Uber ceased using the Standard Contractual Clauses in August 2021. That meant that data transfers should have ceased immediately, but they did not. For two years, Uber continued to transfer data until it eventually adopted the Privacy Shield in late 2023. This meant that data transferred at that time was unprotected.

After 170 French drivers complained, the Dutch DPA opened a case against Uber. As Uber is located in the Netherlands, the Dutch DPA is the ruling authority for any GDPR claims against Uber. As a result, this ruling now applies to all EU countries.

Dutch DPA is not applying the maximum fine

The DPA has now fined Uber three times for breaches of the GDPR. In 2018 it was fined €600,000, and in 2023, it was fined €10 million. That latter fine is currently being contested.

Therefore, it comes as no surprise that the Dutch DPA has ratcheted up the fine again. The GDPR allows a DPA to fine an organisation up to 4% of its global turnover. With a global turnover of €34.5 billion in 2023, Uber could have been facing a potential bill of €1.38 billion. Instead, it has been fined less than 1% of its global turnover, which is still a substantial figure.

So far, Uber has not said if it will contest this latest fine. However, it would be surprising if it didn’t look to reduce the fine substantially.

Enterprise Times: What does this mean?

The Dutch DPA is sending an unequivocal message to Uber and other companies, especially big tech. It is making it clear that European DPAs can and will take tough action, especially if they act together.

Its action here will be noted in boardrooms across Europe, especially in Ireland, where a large number of tech companies are headquartered. Those companies are perceived as having a sweetheart relationship with the Irish DPA. This will increase the pressure on the Irish DPA and tech giants like Meta, Twitter, and others, who are currently in the spotlight for how they treat PII.

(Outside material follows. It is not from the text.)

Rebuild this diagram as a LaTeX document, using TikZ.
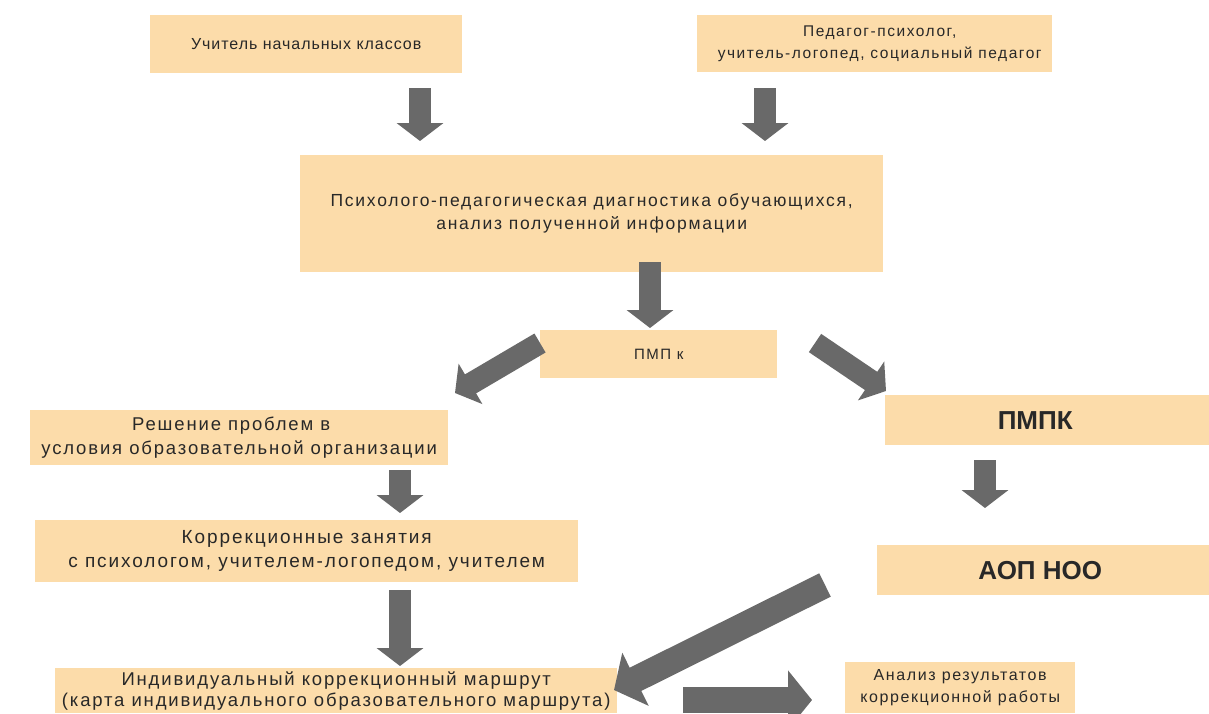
\documentclass[tikz,border=0pt]{standalone}
\usepackage{fontspec}
\setmainfont{Liberation Sans}
\newfontfamily\lblfont[LetterSpace=10]{Liberation Sans}
\newfontfamily\lblfontb[LetterSpace=6]{Liberation Sans}
\usetikzlibrary{arrows.meta}
\definecolor{boxfill}{RGB}{252,220,170}
\definecolor{arrowgray}{RGB}{105,105,105}
\definecolor{txt}{RGB}{40,40,40}
\begin{document}
\begin{tikzpicture}[x=1pt,y=-1pt,
  box/.style={fill=boxfill, draw=none, inner sep=0pt, anchor=north west, align=center, text=txt},
  fs/.style n args={2}{font=\lblfont\fontsize{#1}{#2}\selectfont},
  bold/.style={font=\fontsize{26}{30}\selectfont\bfseries},
  barrow/.style={draw=arrowgray, line width=22pt, -{Triangle[width=46pt,length=18pt]}},
  bigarrow/.style={draw=arrowgray, line width=26pt, -{Triangle[width=58pt,length=24pt]}},
]
\useasboundingbox (0,0) rectangle (1209,713);
\fill[white] (0,0) rectangle (1209,713);

% boxes
\node[box, font=\lblfontb\fontsize{16}{21}\selectfont, minimum width=312, minimum height=58] (b1) at (150,15) {Учитель начальных классов};
\node[box, fs={15.5}{22}, minimum width=355, minimum height=57] (b2) at (697,15) {\hspace*{10pt}Педагог-психолог,\\\hspace*{10pt}учитель-логопед, социальный педагог};
\node[box, fs={17.5}{23}, minimum width=583, minimum height=117] (diag) at (300,155) {Психолого-педагогическая диагностика обучающихся,\\анализ полученной информации};
\node[box, fs={15}{18}, minimum width=237, minimum height=48] (pmpks) at (540,330) {ПМП к};
\node[box, fs={18.5}{24}, minimum width=418, minimum height=55] (resh) at (30,410) {Решение проблем в\hspace*{16pt}\\условия образовательной организации};
\node[box, bold, minimum width=324, minimum height=50] (pmpk) at (885,395) {\hspace*{-24pt}ПМПК};
\node[box, fs={19}{24}, minimum width=543, minimum height=62] (korr) at (35,520) {Коррекционные занятия\\с психологом, учителем-логопедом, учителем};
\node[box, bold, minimum width=332, minimum height=50] (aop) at (877,545) {\hspace*{-6pt}АОП НОО};
\node[box, fs={18.5}{21}, minimum width=562, minimum height=45] (ind) at (55,668) {Индивидуальный коррекционный маршрут\\(карта индивидуального образовательного маршрута)};
\node[box, fs={16}{22}, minimum width=230, minimum height=51] (anal) at (845,662) {Анализ результатов\\коррекционной работы};

% arrow end points
\coordinate (a1s) at (420,88);  \coordinate (a1e) at (420,141);
\coordinate (a2s) at (765,88);  \coordinate (a2e) at (765,141);
\coordinate (a3s) at (650,262); \coordinate (a3e) at (650,328);
\coordinate (a4s) at (540,343); \coordinate (a4e) at (455,393);
\coordinate (a5s) at (815,343); \coordinate (a5e) at (886,391);
\coordinate (a6s) at (400,470); \coordinate (a6e) at (400,513);
\coordinate (a7s) at (985,460); \coordinate (a7e) at (985,508);
\coordinate (a8s) at (400,590); \coordinate (a8e) at (400,666);
\coordinate (a9s) at (825,585); \coordinate (a9e) at (614,690);
\coordinate (a10s) at (683,700); \coordinate (a10e) at (812,700);

\draw[barrow] (a1s) -- (a1e);
\draw[barrow] (a2s) -- (a2e);
\draw[barrow] (a3s) -- (a3e);
\draw[barrow] (a4s) -- (a4e);
\draw[barrow] (a5s) -- (a5e);
\draw[barrow] (a6s) -- (a6e);
\draw[barrow] (a7s) -- (a7e);
\draw[barrow] (a8s) -- (a8e);
\draw[bigarrow] (a9s) -- (a9e);
\draw[bigarrow] (a10s) -- (a10e);
\end{tikzpicture}
\end{document}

However, the statement from the Dutch DPA announcing this action contains a dose of irony. Wolfsen talks about GDPR “requiring businesses and governments to handle personal data with due care.” Unfortunately for the EU Parliament, its record on data breaches is poorer than that of most organisations.

Last week noyb launched two actions against the European Parliament for a massive leak of highly sensitive personal data. The cause and source of the leak still remains unknown. More importantly, the EU Parliament has refused to delete data from its systems despite requests from people using the GDPR Right to be Forgotten clause.

In that case, Noyb has asked the European Data Protection Supervisor to issue an appropriate administrative fine. Given the size of the EU budget, how big will that fine be?